E-Cig Flavors Found to be Toxic When Inhaled
Researchers examined the impact of nine flavorings commonly added to e-cigarettes, cigars, hookahs and other products and found that short-term exposure to these additives can be toxic to endothelial cell function. This means, that flavorings could impair blood vessel function over time and lead to heart damage. They impair nitric oxide production, which inhibits inflammation and clotting while regulating blood vessel enlargement in response to blood flow.
Vanillin (vanilla), cinnamaldehyde (cinnamon), eugenol (clove), and acetylpyridine (burnt flavor) impair A23187-induced nitric oxide production and increase expression of the proinflammatory mediator interleukin(IL)-6 across all concentrations tested, “suggesting that the endothelium is particularly sensitive to these flavors,” Jessica Fetterman, PhD, of Boston University School of Medicine, and her colleagues wrote of their findings.
There are more than 7,000 different flavors of e-cigarettes on the market. Although many of the flavorings used have been determined to be safe in food products, the long-term safety for inhalation into the lungs is not yet known.
“When we eat something, the stomach has a lot of mechanisms to detoxify, but the lungs and blood vessels are largely unprotected,” Fetterman said. “People aren’t meant to inhale a lot of stuff into their lungs other than air.”

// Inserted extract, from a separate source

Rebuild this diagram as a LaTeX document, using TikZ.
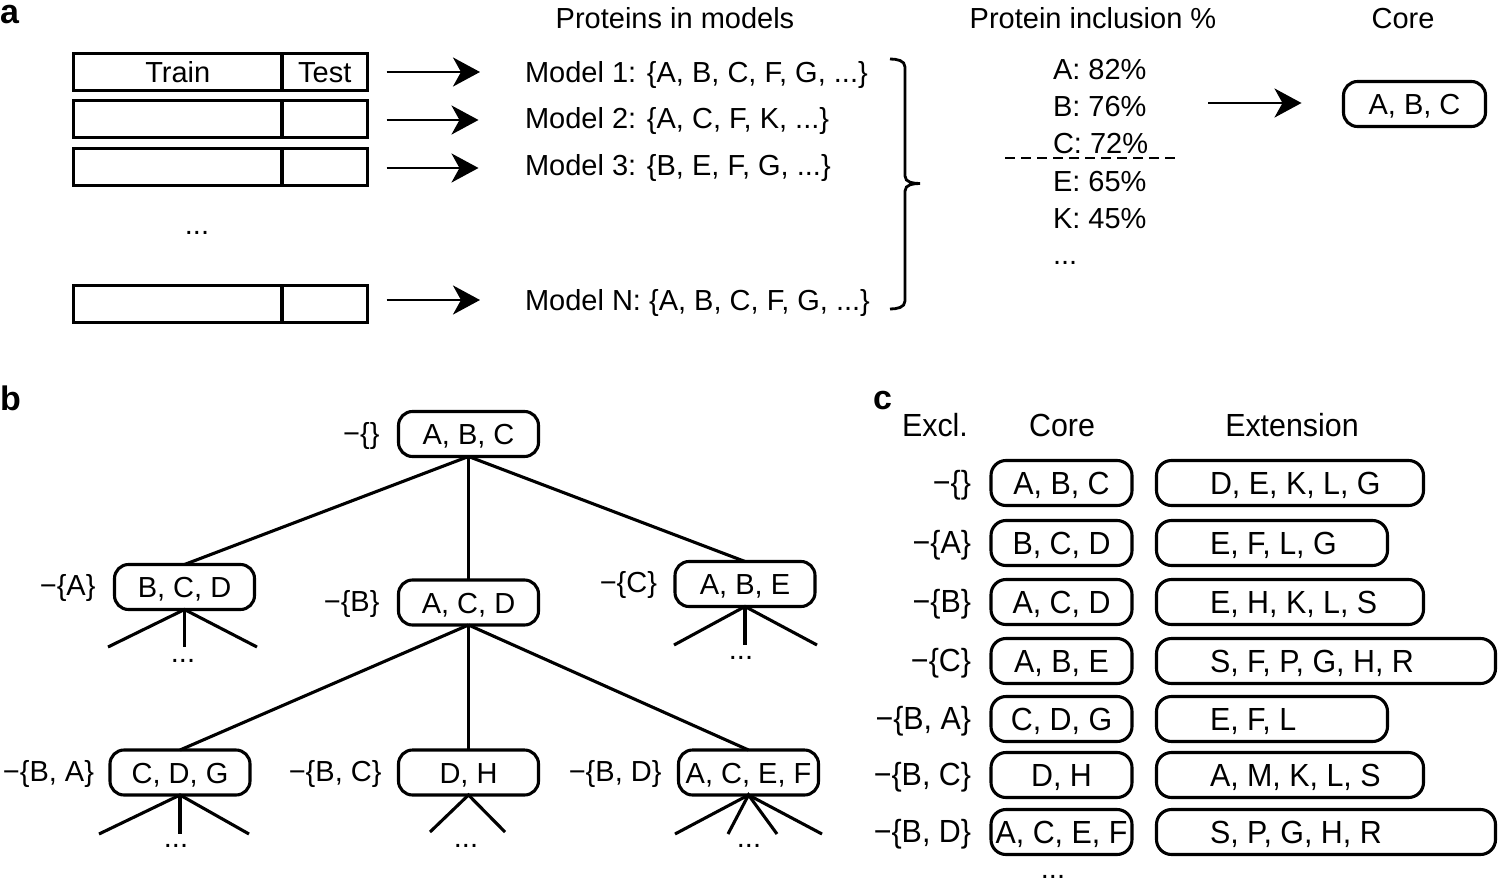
\documentclass[tikz,border=0pt]{standalone}
\usepackage{fontspec}
\setmainfont{Liberation Sans}
\newfontfamily\condfont[FakeStretch=0.95]{Liberation Sans}
\usetikzlibrary{arrows.meta,calc}
\begin{document}
\begin{tikzpicture}[x=1pt,y=-1pt,
  every node/.style={inner sep=0pt, outer sep=0pt},
  txt/.style={font=\fontsize{29}{34}\selectfont, text height=21pt, text depth=0pt},
  ctxt/.style={font=\condfont\fontsize{32}{38}\selectfont, text height=23pt, text depth=0pt},
  panel/.style={font=\bfseries\fontsize{34}{40}\selectfont, anchor=base west},
  ln/.style={line width=3.1pt},
  arr/.style={line width=2.8pt, -{Stealth[length=27pt,width=29pt,inset=8pt]}},
  cell/.style={txt, draw, line width=3.1pt, minimum height=37pt},
  rbox/.style={txt, draw, line width=3.1pt, rounded corners=14pt, minimum width=140pt, minimum height=45pt},
  crbox/.style={ctxt, draw, line width=3.1pt, rounded corners=15pt, minimum height=45pt},
  dots/.style={txt, anchor=base},
  lab/.style={txt, anchor=east},
  clab/.style={ctxt, anchor=east},
  ext/.style={ctxt, draw, line width=3.1pt, rounded corners=15pt, minimum height=45pt, anchor=west}
]
\useasboundingbox (0,0) rectangle (1499,883);

% ---------------- panel a ----------------
\node[panel] (pa) at (0,24) {a};

\node[cell, minimum width=208.5pt] (tr1) at (177.75,72) {Train};
\node[cell, minimum width=85.5pt]  (te1) at (324.75,72) {Test};
\node[cell, minimum width=208.5pt] (tr2) at (177.75,119) {};
\node[cell, minimum width=85.5pt]  (te2) at (324.75,119) {};
\node[cell, minimum width=208.5pt] (tr3) at (177.75,167) {};
\node[cell, minimum width=85.5pt]  (te3) at (324.75,167) {};
\node[dots] (adots) at (197,234) {...};
\node[cell, minimum width=208.5pt] (trn) at (177.75,304) {};
\node[cell, minimum width=85.5pt]  (ten) at (324.75,304) {};

\node[txt] (hprot) at (675,18) {Proteins in models};
\node[txt] (hincl) at (1093,18) {Protein inclusion \%};
\node[txt] (hcore) at (1403,18) {Core};

\node[txt, anchor=west] (m1) at (525,72) {Model 1: \{A, B, C, F, G, ...\}};
\node[txt, anchor=west] (m2) at (525,118) {Model 2: \{A, C, F, K, ...\}};
\node[txt, anchor=west] (m3) at (525,165) {Model 3: \{B, E, F, G, ...\}};
\node[txt, anchor=west] (mn) at (525,300) {Model N: \{A, B, C, F, G, ...\}};

\draw[arr] ($(te1.east |- m1.west)+(19,0)$) -- ($(m1.west)+(-45,0)$);
\draw[arr] ($(te2.east)+(19,1)$) -- ($(te2.east)+(111,1)$);
\draw[arr] ($(te3.east)+(19,1)$) -- ($(te3.east)+(111,1)$);
\draw[arr] ($(ten.east |- mn.west)+(19,0)$) -- ($(mn.west)+(-45,0)$);

% brace
\draw[line width=2.8pt] (890,59) to[out=0,in=90] (905,67) -- (905,176)
  to[out=-90,in=180] (920,183.5) to[out=180,in=90] (905,191) -- (905,301)
  to[out=-90,in=0] (890,309);

\node[txt, anchor=west] (pA) at (1053,69) {A: 82\%};
\node[txt, anchor=west] (pB) at (1053,106) {B: 76\%};
\node[txt, anchor=west] (pC) at (1053,143) {C: 72\%};
\node[txt, anchor=west] (pE) at (1053,181) {E: 65\%};
\node[txt, anchor=west] (pK) at (1053,218) {K: 45\%};
\node[txt, anchor=base west] (pdots) at (1053,264) {...};
\coordinate (dl) at (1005,158);
\coordinate (dr) at (1178,158);
\draw[line width=2.8pt, dash pattern=on 10pt off 6pt] (dl) -- (dr);

\node[rbox, minimum width=142pt] (core) at (1414.5,104) {A, B, C};
\coordinate (incl) at (1208,103);
\draw[arr] (incl) -- ($(core.west |- incl)+(-42,0)$);

% ---------------- panel b ----------------
\node[panel] (pb) at (0,410) {b};

\node[rbox] (root) at (468.5,434) {A, B, C};
\node[rbox] (bcd)  at (184.5,587) {B, C, D};
\node[rbox] (acd)  at (468.5,602.5) {A, C, D};
\node[rbox] (abe)  at (745,584) {A, B, E};
\node[rbox] (cdg)  at (180,772.5) {C, D, G};
\node[rbox] (dh)   at (468.5,772.5) {D, H};
\node[rbox] (acef) at (748.5,772.5) {A, C, E, F};

\node[lab] (lroot) at ($(root.west)+(-19,-1)$) {−\{\}};
\node[lab] (lbcd)  at ($(bcd.west)+(-19,-2)$) {−\{A\}};
\node[lab] (lacd)  at ($(acd.west)+(-19,-2)$) {−\{B\}};
\node[lab] (labe)  at ($(abe.west)+(-18,-2)$) {−\{C\}};
\node[lab] (lcdg)  at ($(cdg.west)+(-16,-2)$) {−\{B, A\}};
\node[lab] (ldh)   at ($(dh.west)+(-17,-2)$) {−\{B, C\}};
\node[lab] (lacef) at ($(acef.west)+(-17,-2)$) {−\{B, D\}};

\draw[ln] (root.south) -- (bcd.north);
\draw[ln] (root.south) -- (acd.north);
\draw[ln] (root.south) -- (abe.north);
\draw[ln] (acd.south) -- (cdg.north);
\draw[ln] (acd.south) -- (dh.north);
\draw[ln] (acd.south) -- (acef.north);

% stubs
\coordinate (b1) at (108,647); \coordinate (b2) at (184.5,647); \coordinate (b3) at (257,647);
\draw[ln] (b1) -- (bcd.south) -- (b3); \draw[ln] (bcd.south) -- (b2);
\node[dots] (bdots) at (183,662) {...};

\coordinate (e1) at (674,645); \coordinate (e2) at (745,645); \coordinate (e3) at (817,645);
\draw[ln] (e1) -- (abe.south) -- (e3); \draw[ln] (abe.south) -- (e2);
\node[dots] (edots) at (741,659) {...};

\coordinate (g1) at (99,834); \coordinate (g2) at (180,834); \coordinate (g3) at (249,834);
\draw[ln] (g1) -- (cdg.south) -- (g3); \draw[ln] (cdg.south) -- (g2);
\node[dots] (gdots) at (176,847) {...};

\coordinate (h1) at (430,832); \coordinate (h2) at (505,832);
\draw[ln] (h1) -- (dh.south) -- (h2);
\node[dots] (hdots) at (466,847) {...};

\coordinate (f1) at (675,834); \coordinate (f2) at (728,834); \coordinate (f3) at (777,834); \coordinate (f4) at (822,834);
\draw[ln] (f1) -- (acef.south) -- (f4);
\draw[ln] (f2) -- (acef.south) -- (f3);
\node[dots] (fdots) at (749,847) {...};

% ---------------- panel c ----------------
\node[panel] (pc) at (873,409) {c};
\node[ctxt] (hexcl) at (935,425) {Excl.};
\node[ctxt] (hccore) at (1062,425) {Core};
\node[ctxt] (hext) at (1292,425) {Extension};

\foreach \y/\ex/\co/\ext/\w [count=\i] in {
  483/{−\{\}}/{A, B, C}/{D, E, K, L, G}/267,
  543/{−\{A\}}/{B, C, D}/{E, F, L, G}/231,
  602/{−\{B\}}/{A, C, D}/{E, H, K, L, S}/267,
  661/{−\{C\}}/{A, B, E}/{S, F, P, G, H, R}/339,
  719/{−\{B, A\}}/{C, D, G}/{E, F, L}/231,
  775/{−\{B, C\}}/{D, H}/{A, M, K, L, S}/267,
  832/{−\{B, D\}}/{A, C, E, F}/{S, P, G, H, R}/339}{
  \node[clab] (cl\i) at (971,\y-1) {\ex};
  \node[crbox, minimum width=141pt] (cc\i) at (1061.5,\y) {\co};
  \node[ext] (ce\i) at (1156.5,\y) {\makebox[\w pt][l]{\hspace{53.5pt}\ext}};
}
\node[dots] (cdots) at (1053,878) {...};
\end{tikzpicture}
\end{document}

In addition to examining vanillin, cinnamaldehyde, eugenol, and acetylpyridine, the researchers also investigated the impact of dacetyl (butter), dimethylpyrazine (strawberry), isoamyl acetate (banana), and eucalyptol (spicy cooling) on endothelial cell function. Isolated endothelial cells from participants who use non-menthol- or menthol-flavored tobacco cigarettes showed impaired A23187-stimulated nitric oxide production compared with those from nonsmokers.
Treatment of endothelial cells isolated from nonsmoking participants with either menthol (0.01 mmol/L) or eugenol (0.01 mmol/L) decreased A23187-stimulated nitric oxide production.

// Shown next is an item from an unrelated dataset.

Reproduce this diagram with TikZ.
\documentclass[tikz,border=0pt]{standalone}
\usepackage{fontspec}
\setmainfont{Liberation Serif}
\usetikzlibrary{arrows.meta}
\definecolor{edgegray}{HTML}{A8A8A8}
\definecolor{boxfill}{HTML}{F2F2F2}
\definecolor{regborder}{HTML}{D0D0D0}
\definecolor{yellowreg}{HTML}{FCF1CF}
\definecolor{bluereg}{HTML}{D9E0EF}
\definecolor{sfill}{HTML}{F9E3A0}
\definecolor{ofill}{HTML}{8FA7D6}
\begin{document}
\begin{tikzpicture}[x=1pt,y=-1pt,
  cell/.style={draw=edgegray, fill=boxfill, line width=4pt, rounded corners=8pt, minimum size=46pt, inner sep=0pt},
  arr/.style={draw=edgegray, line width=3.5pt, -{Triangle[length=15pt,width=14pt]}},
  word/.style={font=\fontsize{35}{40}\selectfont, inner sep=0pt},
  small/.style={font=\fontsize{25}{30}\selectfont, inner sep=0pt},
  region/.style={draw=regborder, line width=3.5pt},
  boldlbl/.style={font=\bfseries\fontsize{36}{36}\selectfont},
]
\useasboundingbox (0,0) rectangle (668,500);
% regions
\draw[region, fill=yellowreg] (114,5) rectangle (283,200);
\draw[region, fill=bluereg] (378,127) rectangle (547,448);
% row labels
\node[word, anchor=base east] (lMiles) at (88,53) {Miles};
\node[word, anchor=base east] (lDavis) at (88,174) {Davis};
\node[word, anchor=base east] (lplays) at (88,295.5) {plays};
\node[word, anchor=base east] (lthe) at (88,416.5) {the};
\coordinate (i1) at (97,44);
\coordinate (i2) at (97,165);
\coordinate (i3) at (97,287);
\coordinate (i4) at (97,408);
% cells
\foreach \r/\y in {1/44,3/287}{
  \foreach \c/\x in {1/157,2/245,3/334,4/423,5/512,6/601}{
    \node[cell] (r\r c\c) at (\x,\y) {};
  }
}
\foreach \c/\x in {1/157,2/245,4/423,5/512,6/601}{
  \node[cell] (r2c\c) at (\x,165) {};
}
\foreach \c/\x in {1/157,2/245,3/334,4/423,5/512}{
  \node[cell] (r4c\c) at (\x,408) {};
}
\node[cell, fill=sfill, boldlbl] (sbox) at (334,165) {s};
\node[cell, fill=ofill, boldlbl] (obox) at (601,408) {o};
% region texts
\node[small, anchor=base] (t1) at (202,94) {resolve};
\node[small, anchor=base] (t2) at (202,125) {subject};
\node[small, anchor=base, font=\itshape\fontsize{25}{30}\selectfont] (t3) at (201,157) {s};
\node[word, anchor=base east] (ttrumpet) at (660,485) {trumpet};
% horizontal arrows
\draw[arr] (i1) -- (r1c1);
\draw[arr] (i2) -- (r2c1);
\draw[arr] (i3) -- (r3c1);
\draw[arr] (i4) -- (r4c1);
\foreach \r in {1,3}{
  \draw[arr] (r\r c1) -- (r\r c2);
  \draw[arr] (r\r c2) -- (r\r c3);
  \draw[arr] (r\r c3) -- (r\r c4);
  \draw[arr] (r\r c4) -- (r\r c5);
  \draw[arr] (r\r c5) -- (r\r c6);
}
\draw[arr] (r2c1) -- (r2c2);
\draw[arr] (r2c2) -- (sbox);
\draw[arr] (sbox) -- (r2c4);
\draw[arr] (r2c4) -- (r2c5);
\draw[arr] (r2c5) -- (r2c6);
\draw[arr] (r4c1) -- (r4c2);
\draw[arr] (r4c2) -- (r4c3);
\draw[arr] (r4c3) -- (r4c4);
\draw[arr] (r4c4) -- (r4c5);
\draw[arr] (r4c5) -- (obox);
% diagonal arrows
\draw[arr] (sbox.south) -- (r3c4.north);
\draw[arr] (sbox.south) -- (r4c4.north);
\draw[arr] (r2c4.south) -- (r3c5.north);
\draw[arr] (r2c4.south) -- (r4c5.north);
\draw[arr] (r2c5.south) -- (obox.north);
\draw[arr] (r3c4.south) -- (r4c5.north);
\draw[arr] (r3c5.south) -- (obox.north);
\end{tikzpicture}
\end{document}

The researchers incubated commercially available human aortic endothelial cells with vanillin, menthol, cinnamaldehyde, eugenol, dimethylpyrazine, diacetyl, isoamyl acetate, eucalyptol, and acetylpyrazine (0.1–100 mmol/L) for 90 minutes. They then measured cell death, reactive oxygen species production, expression of IL-6, and nitric oxide production.
“Cell death and reactive oxygen species production were induced only at high concentrations unlikely to be achieved in vivo. Lower concentrations of selected flavors (vanillin, menthol, cinnamaldehyde, eugenol, and acetylpyridine) induced both inflammation and impaired A23187-stimulated nitric oxide production consistent with endothelial dysfunction,” according to the report.
Tobacco flavoring additives were found to restrict stimulated nitric oxide production and inflammation, “suggestive of endothelial dysfunction across a range of concentrations likely to be achieved in vivo.”
Fetterman said future studies are needed to better understand the short-term and long-term cardiovascular impact of exposure to inhaled tobacco product flavorings. The limitations of their procedure included that flavoring compounds were suspended in media without heating or the addition of other typical electronic liquid constituents, such as the solvents propylene glycol and glycerol. “Heating or combustion of the flavoring compounds likely alters the compounds, making them more or less toxic.”
Still, the study findings overall “provide quantitative support for the regulatory prohibition or the establishment of limitations on allowable levels of these flavorings in electronic liquids and other tobacco products.” The U.S. Food and Drug Administration is currently considering a ban on toxic flavors added to e-cigarettes and other tobacco products.